Second there is "lift" and "drag". These are the components of F defined perpendicular and parallel to the free stream (apparent wind). These are the bread and butter of aerodynamicists. You should be able to see that if a sail has a large lift component and a small drag component then the total of these (the F arrow) will be pointing forwards somewhat relative to the sail. Remember that having F pointing forwards as much as possible is a good thing!

A rig with low lift/drag ratio (low aspect ratio perhaps) will have a bigger drag component. This means that at a given AWA the F arrow will be pointing closer to perpendicular to the hull, and so the driving force component will be small. Thus at a given AWA there will be less thrust, or to put it in normal terms, the boat will be less close-winded, needing to sail further from the wind to achieve sufficient driving force to maintain way.

Using lift and drag as defined in aerodynamics is not necessary to design a sailing boat, but it is valid, and can be helpful. It explains why a boat with a tall, narrow rig and deep, narrow keel is likely to be able to sail closer to the wind than one with a dumpy rig and long keel. It also allows us to quantify the benefits of having an endplate on any foil, either a deck sweeping sail or a winged keel. Just read any post on these fora by TSpeer to get a sense of the value of an aerodynamics approach to sailing vessel design.

 

I will attempt to argue that both sets of components (lift/drag and thrust/side force) are useful for designing or characterising a sailing rig.

I agree that decomposing aerodynamic force into thrust and side force is helpful in order to work out how fast and with how much leeway a boat will move in any given windspeed and TWA. The problem is that the two components change for any change in sheeting angle.

In contrast the lift and drag of the sail depend only on the windspeed and angle of attack of the sail. This is pretty constant over a wide range of AWA, because we adjust the sheet to maintain sail AoA (even if we don't know that is what we are doing). So these are more general measures which can be used to compare rig designs.

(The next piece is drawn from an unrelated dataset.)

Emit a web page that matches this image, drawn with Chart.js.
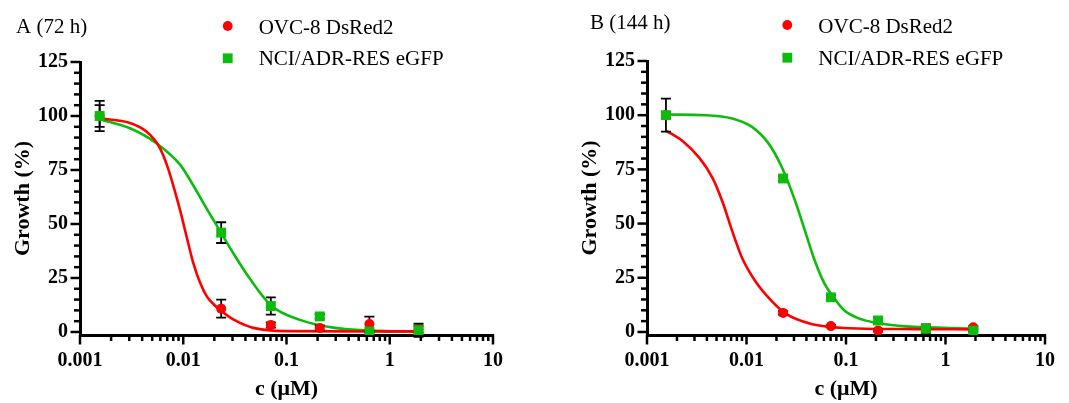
<!DOCTYPE html>
<html>
<head>
<meta charset="utf-8">
<title>Growth inhibition, 72 h and 144 h</title>
<script src="https://cdn.jsdelivr.net/npm/chart.js@4"></script>
<style>
  html, body { margin: 0; padding: 0; background: #fff; }
  body { width: 1069px; height: 403px; position: relative; overflow: hidden; }
  canvas { position: absolute; top: 0; }
  #chart-a { left: 0; }
  #chart-b { left: 534px; }
</style>
</head>
<body>
<canvas id="chart-a" width="534" height="403"></canvas>
<canvas id="chart-b" width="535" height="403"></canvas>
<script>
const seriesNames = ['OVC-8 DsRed2', 'NCI/ADR-RES eGFP'];
const concentrations = [0.00155, 0.0233, 0.0705, 0.21, 0.635, 1.9];

const xTickValues = [0.001, 0.01, 0.1, 1, 10];
const xTickLabels = ['0.001', '0.01', '0.1', '1', '10'];
const yTickLabels = ['0', '25', '50', '75', '100', '125'];

// 72 h measurements (mean, SD)
const ovcGrowth72 = [100, 10.8, 3.2, 1.8, 3.7, 1.2];
const ovcSd72 = [5, 4.2, 1.2, 1.2, 3.4, 1.5];
const adrGrowth72 = [100, 46, 12, 7.2, 0.2, 0.8];
const adrSd72 = [7, 4.8, 4, 1, 0.5, 3];

// 72 h fitted curves
const ovcFitConc72 = [0.00155, 0.00305, 0.0044, 0.0058, 0.0071, 0.0082, 0.0093, 0.0108, 0.0125, 0.0145, 0.0169, 0.02, 0.0232, 0.0305, 0.0476, 0.1, 0.4, 1.9];
const ovcFit72 = [98.9, 96.8, 92.8, 86, 76, 66, 56.5, 44, 32, 23, 16.5, 12.5, 9.8, 5.8, 1.9, 0.4, 0.3, 0.3];
const adrFitConc72 = [0.00155, 0.00305, 0.00553, 0.00931, 0.0116, 0.0169, 0.0232, 0.0305, 0.0444, 0.0719, 0.135, 0.284, 1.26, 1.9];
const adrFit72 = [98.5, 94.3, 87.3, 77.5, 70.5, 57, 46, 36.5, 24.5, 12, 5.6, 2, 0.2, 0.15];

// 144 h measurements (mean, SD)
const ovcGrowth144 = [100, 8.8, 2.7, 0.7, 1.4, 2.2];
const ovcSd144 = [1.5, 0.8, 0.6, 0.5, 1, 0.5];
const adrGrowth144 = [100, 70.8, 16, 5.3, 1.5, 0.6];
const adrSd144 = [7.6, 1, 1, 1.5, 2, 0.5];

// 144 h fitted curves
const ovcFitConc144 = [0.00155, 0.00229, 0.00336, 0.00455, 0.00571, 0.00719, 0.00904, 0.01227, 0.01795, 0.0247, 0.0448, 0.0752, 0.13, 0.5, 1.9];
const ovcFit144 = [92.9, 88, 80.3, 71.1, 60.3, 46.5, 34.1, 23.4, 14.2, 8.5, 3.7, 2.2, 1.6, 1.3, 1.2];
const adrFitConc144 = [0.00155, 0.00391, 0.00719, 0.01135, 0.01663, 0.02254, 0.0306, 0.0385, 0.0484, 0.0608, 0.0752, 0.0959, 0.13, 0.221, 0.4, 1.9];
const adrFit144 = [100.3, 100, 98.5, 94.6, 87, 76.2, 60.8, 47, 33.1, 22.3, 15.9, 10, 6.5, 3.9, 2.6, 1.6];

const serif = "'Liberation Serif', 'Times New Roman', serif";
const red = '#ff0000';
const green = '#0cbc0c';

const toPoints = (xs, ys) => xs.map((x, i) => ({ x: x, y: ys[i] }));

// long ticks on labelled values, short ones in between
const tickMarks = {
    id: 'tickMarks',
    afterDraw(chart) {
        const { ctx, chartArea } = chart;
        const xs = chart.scales.x;
        const ys = chart.scales.y;
        ctx.save();
        ctx.strokeStyle = '#000';
        ctx.lineWidth = 2.5;
        xs.ticks.forEach(t => {
            const px = xs.getPixelForValue(t.value);
            const len = t.label ? 9.5 : 6;
            ctx.beginPath();
            ctx.moveTo(px, chartArea.bottom);
            ctx.lineTo(px, chartArea.bottom + len);
            ctx.stroke();
        });
        ys.ticks.forEach(t => {
            const py = ys.getPixelForValue(t.value);
            const len = t.label ? 9.5 : 6;
            ctx.beginPath();
            ctx.moveTo(chartArea.left, py);
            ctx.lineTo(chartArea.left - len, py);
            ctx.stroke();
        });
        ctx.restore();
    }
};

// SD bars, drawn under the symbols
const errorBars = {
    id: 'errorBars',
    beforeDatasetDraw(chart, args) {
        if (args.index !== 1) return;
        const { ctx } = chart;
        const xs = chart.scales.x;
        const ys = chart.scales.y;
        ctx.save();
        ctx.strokeStyle = '#000';
        ctx.lineWidth = 1.8;
        chart.data.datasets.forEach(ds => {
            if (!ds.errors) return;
            ds.data.forEach((p, i) => {
                const sd = ds.errors[i];
                if (!sd) return;
                const px = xs.getPixelForValue(p.x);
                const top = ys.getPixelForValue(p.y + sd);
                const bot = ys.getPixelForValue(p.y - sd);
                ctx.beginPath();
                ctx.moveTo(px, top);
                ctx.lineTo(px, bot);
                ctx.moveTo(px - 5, top);
                ctx.lineTo(px + 5, top);
                ctx.moveTo(px - 5, bot);
                ctx.lineTo(px + 5, bot);
                ctx.stroke();
            });
        });
        ctx.restore();
    }
};

// panel letter and the symbol key
const panelHeader = {
    id: 'panelHeader',
    afterDraw(chart, args, opts) {
        const { ctx } = chart;
        ctx.save();
        ctx.fillStyle = '#000';
        ctx.font = '21px ' + serif;
        ctx.textBaseline = 'alphabetic';
        ctx.textAlign = 'left';
        ctx.fillText(opts.title, opts.titleX, opts.titleY);

        const entries = chart.data.datasets
            .filter(ds => ds.keyIndex !== undefined)
            .sort((a, b) => a.keyIndex - b.keyIndex);
        entries.forEach((ds, i) => {
            const cy = opts.keyY[i];
            ctx.fillStyle = ds.backgroundColor;
            if (ds.pointStyle === 'rect') {
                ctx.fillRect(opts.keyX - 4.9, cy - 4.9, 9.8, 9.8);
            } else {
                ctx.beginPath();
                ctx.arc(opts.keyX, cy, 4.9, 0, Math.PI * 2);
                ctx.fill();
            }
            ctx.fillStyle = '#000';
            ctx.fillText(ds.label, opts.keyX + 31, opts.keyBase[i]);
        });
        ctx.restore();
    }
};

function makePanel(canvasId, header, padding, data) {
    const ctx = document.getElementById(canvasId).getContext('2d');
    // datasets are painted last-to-first, so the symbols sit on top
    return new Chart(ctx, {
        type: 'scatter',
        data: {
            datasets: [
                {
                    label: seriesNames[1],
                    keyIndex: 1,
                    data: toPoints(concentrations, data.adr),
                    errors: data.adrSd,
                    pointStyle: 'rect',
                    pointRadius: 7,
                    backgroundColor: green,
                    borderWidth: 0
                },
                {
                    label: seriesNames[0],
                    keyIndex: 0,
                    data: toPoints(concentrations, data.ovc),
                    errors: data.ovcSd,
                    pointStyle: 'circle',
                    pointRadius: 5,
                    backgroundColor: red,
                    borderWidth: 0
                },
                {
                    label: seriesNames[0] + ' fit',
                    data: toPoints(data.ovcFitConc, data.ovcFit),
                    showLine: true,
                    pointRadius: 0,
                    borderColor: red,
                    borderWidth: 2.6,
                    cubicInterpolationMode: 'monotone'
                },
                {
                    label: seriesNames[1] + ' fit',
                    data: toPoints(data.adrFitConc, data.adrFit),
                    showLine: true,
                    pointRadius: 0,
                    borderColor: green,
                    borderWidth: 2.6,
                    cubicInterpolationMode: 'monotone'
                }
            ]
        },
        options: {
            responsive: false,
            animation: false,
            events: [],
            layout: { padding: padding },
            plugins: {
                legend: { display: false },
                tooltip: { enabled: false },
                panelHeader: header
            },
            scales: {
                x: {
                    type: 'logarithmic',
                    min: 0.001,
                    max: 10,
                    afterFit: scale => { scale.height = 68; },
                    afterBuildTicks: scale => {
                        // keep 1..9 per decade
                        scale.ticks = scale.ticks.filter(t => {
                            const m = t.value / Math.pow(10, Math.floor(Math.log10(t.value) + 1e-9));
                            return Math.abs(m - Math.round(m)) < 1e-6;
                        });
                    },
                    grid: { display: false, drawTicks: false },
                    border: { display: true, color: '#000', width: 3 },
                    ticks: {
                        autoSkip: false,
                        maxRotation: 0,
                        padding: 14,
                        color: '#000',
                        font: { family: serif, size: 20, weight: 'bold' },
                        callback: value => {
                            const k = xTickValues.findIndex(v => Math.abs(v - value) / v < 1e-6);
                            return k >= 0 ? xTickLabels[k] : '';
                        }
                    },
                    title: {
                        display: true,
                        text: 'c (μM)',
                        color: '#000',
                        font: { family: serif, size: 22, weight: 'bold' },
                        padding: { top: 0, bottom: 0 }
                    }
                },
                y: {
                    min: -1.4,
                    max: 125,
                    afterFit: scale => { scale.width = 80; },
                    grid: { display: false, drawTicks: false },
                    border: { display: true, color: '#000', width: 3 },
                    ticks: {
                        stepSize: 5,
                        includeBounds: false,
                        autoSkip: false,
                        padding: 12,
                        color: '#000',
                        font: { family: serif, size: 20, weight: 'bold' },
                        callback: value => (yTickLabels.includes(String(value)) ? String(value) : '')
                    },
                    title: {
                        display: true,
                        text: 'Growth (%)',
                        color: '#000',
                        font: { family: serif, size: 22, weight: 'bold' },
                        padding: { top: 10, bottom: 0 }
                    }
                }
            }
        },
        plugins: [errorBars, tickMarks, panelHeader]
    });
}

makePanel('chart-a',
    { title: 'A (72 h)', titleX: 16, titleY: 33.3, keyX: 227.7, keyY: [26, 58.3], keyBase: [34.3, 65] },
    { left: 0, right: 41, top: 62, bottom: 0 },
    {
        ovc: ovcGrowth72, ovcSd: ovcSd72, adr: adrGrowth72, adrSd: adrSd72,
        ovcFitConc: ovcFitConc72, ovcFit: ovcFit72, adrFitConc: adrFitConc72, adrFit: adrFit72
    });

makePanel('chart-b',
    { title: 'B (144 h)', titleX: 56, titleY: 29, keyX: 253.3, keyY: [25, 57.7], keyBase: [33.3, 65] },
    { left: 33, right: 19, top: 61, bottom: 0 },
    {
        ovc: ovcGrowth144, ovcSd: ovcSd144, adr: adrGrowth144, adrSd: adrSd144,
        ovcFitConc: ovcFitConc144, ovcFit: ovcFit144, adrFitConc: adrFitConc144, adrFit: adrFit144
    });
</script>
</body>
</html>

You also argue that lift is not beneficial, and drag is not adverse. Given how these are defined, for any heading between due upwind and a beam reach the lift vector will be somewhat forwards, and the drag vector will be somewhat backwards. Thus if a rig has high lift to drag ratio it will perform better in that AWA range than a rig with lower L/D. For sailing angles with the wind aft of the beam we tend to move to sails with much lower L/D, namely spinnakers of various types. Given the importance of upwind performance it makes sense to use lift and drag to design rigs for this regime. It is trivial to convert these into thrust and heeling force when necessary.

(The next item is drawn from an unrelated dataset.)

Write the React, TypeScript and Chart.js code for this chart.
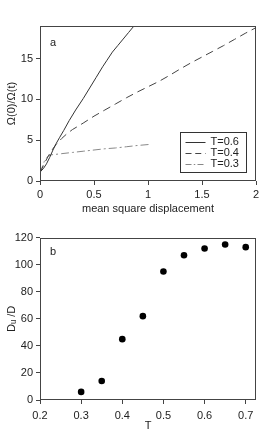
import React, { useEffect, useRef } from 'react';
import { Chart, registerables } from 'chart.js';

Chart.register(...registerables);

const FONT = '"Liberation Sans", Arial, Helvetica, sans-serif';
const TEXT = '#222';
const AXIS = '#444';

// ---- Panel a: Omega(0)/Omega(t) vs mean square displacement ----
const msdT06 = [0, 0.03, 0.06, 0.09, 0.12, 0.15, 0.18, 0.22, 0.27, 0.33, 0.4, 0.46, 0.52, 0.58, 0.62, 0.67, 0.72, 0.77, 0.82, 0.87, 0.9];
const omegaT06 = [1.1, 1.5, 2.1, 2.9, 3.8, 4.6, 5.3, 6.2, 7.4, 8.7, 10.1, 11.4, 12.7, 14.0, 14.8, 15.8, 16.6, 17.4, 18.2, 19.0, 19.4];

const msdT04 = [0, 0.05, 0.1, 0.15, 0.2, 0.25, 0.3, 0.4, 0.5, 0.6, 0.7, 0.8, 0.9, 1.0, 1.1, 1.2, 1.3, 1.4, 1.5, 1.6, 1.7, 1.8, 1.9, 2.0];
const omegaT04 = [1.0, 2.4, 3.6, 4.5, 5.2, 5.8, 6.3, 7.1, 7.95, 8.7, 9.45, 10.2, 10.9, 11.55, 12.2, 12.95, 13.75, 14.5, 15.2, 15.9, 16.6, 17.35, 18.1, 18.8];

const msdT03 = [0, 0.02, 0.04, 0.06, 0.08, 0.1, 0.2, 0.3, 0.4, 0.5, 0.6, 0.7, 0.8, 0.9, 1.03];
const omegaT03 = [1.0, 1.7, 2.4, 2.85, 3.1, 3.2, 3.35, 3.5, 3.65, 3.8, 3.95, 4.05, 4.2, 4.35, 4.5];

const legendLabels = ['T=0.6', 'T=0.4', 'T=0.3'];
const panelAXTicks = [0, 0.5, 1, 1.5, 2];
const panelAYTicks = [0, 5, 10, 15];

// ---- Panel b: D_u/D vs T ----
const temperatures = [0.3, 0.35, 0.4, 0.45, 0.5, 0.55, 0.6, 0.65, 0.7];
const diffRatio = [6, 14, 45, 62, 95, 107, 112, 115, 113];
const panelBXTicks = [0.2, 0.3, 0.4, 0.5, 0.6, 0.7];
const panelBYTicks = [0, 20, 40, 60, 80, 100, 120];

const styles = [
  { color: '#333', dash: [] as number[] },
  { color: '#444', dash: [8, 5] },
  { color: '#888', dash: [8, 3, 2, 3] },
];

const pts = (xs: number[], ys: number[]) => xs.map((x, i) => ({ x, y: ys[i] }));

const framePlugin = (label: string, lx: number, ly: number, legend: boolean) => ({
  id: 'frame_' + label,
  afterDatasetsDraw(chart: any) {
    const { ctx, chartArea } = chart;
    const l = Math.round(chartArea.left) + 0.5;
    const t = Math.round(chartArea.top) + 0.5;
    const r = Math.round(chartArea.right) - 0.5;
    const b = Math.round(chartArea.bottom) - 0.5;
    ctx.save();
    ctx.strokeStyle = AXIS;
    ctx.lineWidth = 1;
    ctx.setLineDash([]);
    ctx.strokeRect(l, t, r - l, b - t);
    ctx.fillStyle = TEXT;
    ctx.font = '11px ' + FONT;
    ctx.textAlign = 'center';
    ctx.textBaseline = 'middle';
    ctx.fillText(label, chartArea.left + lx, chartArea.top + ly);
    if (legend) {
      const bw = 66, bh = 40;
      const bx = Math.round(chartArea.right - 10 - bw) + 0.5;
      const by = Math.round(chartArea.bottom - 9 - bh) + 0.5;
      ctx.fillStyle = '#fff';
      ctx.fillRect(bx, by, bw, bh);
      ctx.strokeStyle = '#333';
      ctx.strokeRect(bx, by, bw, bh);
      legendLabels.forEach((txt, i) => {
        const yy = by + 9 + i * 11;
        ctx.strokeStyle = styles[i].color;
        ctx.setLineDash(styles[i].dash.map((d) => d * 0.75));
        ctx.beginPath();
        ctx.moveTo(bx + 5, Math.round(yy) + 0.5);
        ctx.lineTo(bx + 25, Math.round(yy) + 0.5);
        ctx.stroke();
        ctx.setLineDash([]);
        ctx.fillStyle = TEXT;
        ctx.textAlign = 'left';
        ctx.fillText(txt, bx + 30, yy);
      });
    }
    ctx.restore();
  },
});

const axisCommon = (ticks: number[], min: number, max: number, pad: number) => ({
  type: 'linear' as const,
  min,
  max,
  afterBuildTicks: (s: any) => {
    s.ticks = ticks.map((v) => ({ value: v }));
  },
  ticks: {
    color: TEXT,
    font: { family: FONT, size: 11 },
    padding: pad,
    callback: (v: any) => String(v),
    maxRotation: 0,
    autoSkip: false,
  },
  grid: { display: true, drawOnChartArea: false, drawTicks: true, tickLength: 4, color: AXIS, lineWidth: 1 },
  border: { display: false },
});

function ChartA() {
  const ref = useRef<HTMLCanvasElement>(null);
  useEffect(() => {
    const chart = new Chart(ref.current!, {
      type: 'line',
      data: {
        datasets: [
          { label: legendLabels[0], data: pts(msdT06, omegaT06) },
          { label: legendLabels[1], data: pts(msdT04, omegaT04) },
          { label: legendLabels[2], data: pts(msdT03, omegaT03) },
        ].map((d, i) => ({
          ...d,
          borderColor: styles[i].color,
          borderDash: styles[i].dash,
          borderWidth: 1,
          pointRadius: 0,
          tension: 0,
          fill: false,
        })),
      },
      options: {
        responsive: false,
        animation: false,
        layout: { padding: { top: 26, right: 17, left: 0, bottom: 0 } },
        plugins: { legend: { display: false }, tooltip: { enabled: false } },
        scales: {
          x: {
            ...axisCommon(panelAXTicks, 0, 2, 3.7),
            title: { display: true, text: 'mean square displacement', color: TEXT, font: { family: FONT, size: 11 }, padding: { top: 0, bottom: 0 } },
            afterFit: (s: any) => { s.height = 35; },
          },
          y: {
            ...axisCommon(panelAYTicks, 0, 19, 3),
            title: { display: true, text: 'Ω(0)/Ω(t)', color: TEXT, font: { family: FONT, size: 11 }, padding: { top: 5.4, bottom: 0 } },
            afterFit: (s: any) => { s.width = 40; },
          },
        },
      },
      plugins: [framePlugin('a', 13, 17, true)],
    } as any);
    return () => chart.destroy();
  }, []);
  return <canvas ref={ref} width={273} height={216} style={{ display: 'block' }} />;
}

function ChartB() {
  const ref = useRef<HTMLCanvasElement>(null);
  useEffect(() => {
    const chart = new Chart(ref.current!, {
      type: 'scatter',
      data: {
        datasets: [
          {
            label: 'Du/D',
            data: pts(temperatures, diffRatio),
            backgroundColor: '#000',
            borderColor: '#000',
            pointRadius: 3.3,
            pointBorderWidth: 0,
          },
        ],
      },
      options: {
        responsive: false,
        animation: false,
        layout: { padding: { top: 21.7, right: 17, left: 0, bottom: 0 } },
        plugins: { legend: { display: false }, tooltip: { enabled: false } },
        scales: {
          x: {
            ...axisCommon(panelBXTicks, 0.2, 0.725, 5.2),
            title: { display: true, text: 'T', color: TEXT, font: { family: FONT, size: 11 }, padding: { top: 0, bottom: 1.4 } },
            afterFit: (s: any) => { s.height = 34; },
          },
          y: {
            ...axisCommon(panelBYTicks, 0, 120, 3),
            title: { display: true, text: 'D\u1D64 /D', color: TEXT, font: { family: FONT, size: 11 }, padding: { top: 5.4, bottom: 0 } },
            afterFit: (s: any) => { s.width = 40; },
          },
        },
      },
      plugins: [framePlugin('b', 13, 14, false)],
    } as any);
    return () => chart.destroy();
  }, []);
  return <canvas ref={ref} width={273} height={218} style={{ display: 'block' }} />;
}

export default function App() {
  return (
    <div style={{ position: 'absolute', left: 0, top: 0, width: 273, height: 434, background: '#fff' }}>
      <ChartA />
      <ChartB />
    </div>
  );
}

Think of it like this, if you ignored lift and drag, how would you actually
go about optimising a rig? Thrust to sideways force ratio can always be improved by bearing away, which isn't very helpful to the designer. You might say "Aha, but I will optimise thrust/sideways force for a fixed AWA", but if you do that, why not optimise for L/D which will give you the same benefit but for all AWA up to 90 degrees?

 

Heeling is not a force. It is the moment created by the horizontal component of the forces on the sail perpendicular to the centerline of the boat, and the horizontal component of the hydrodynamic forces on the hull and appendages.

 

Quite right, I will replace all mentions of heeling force with sideways force to be more clear.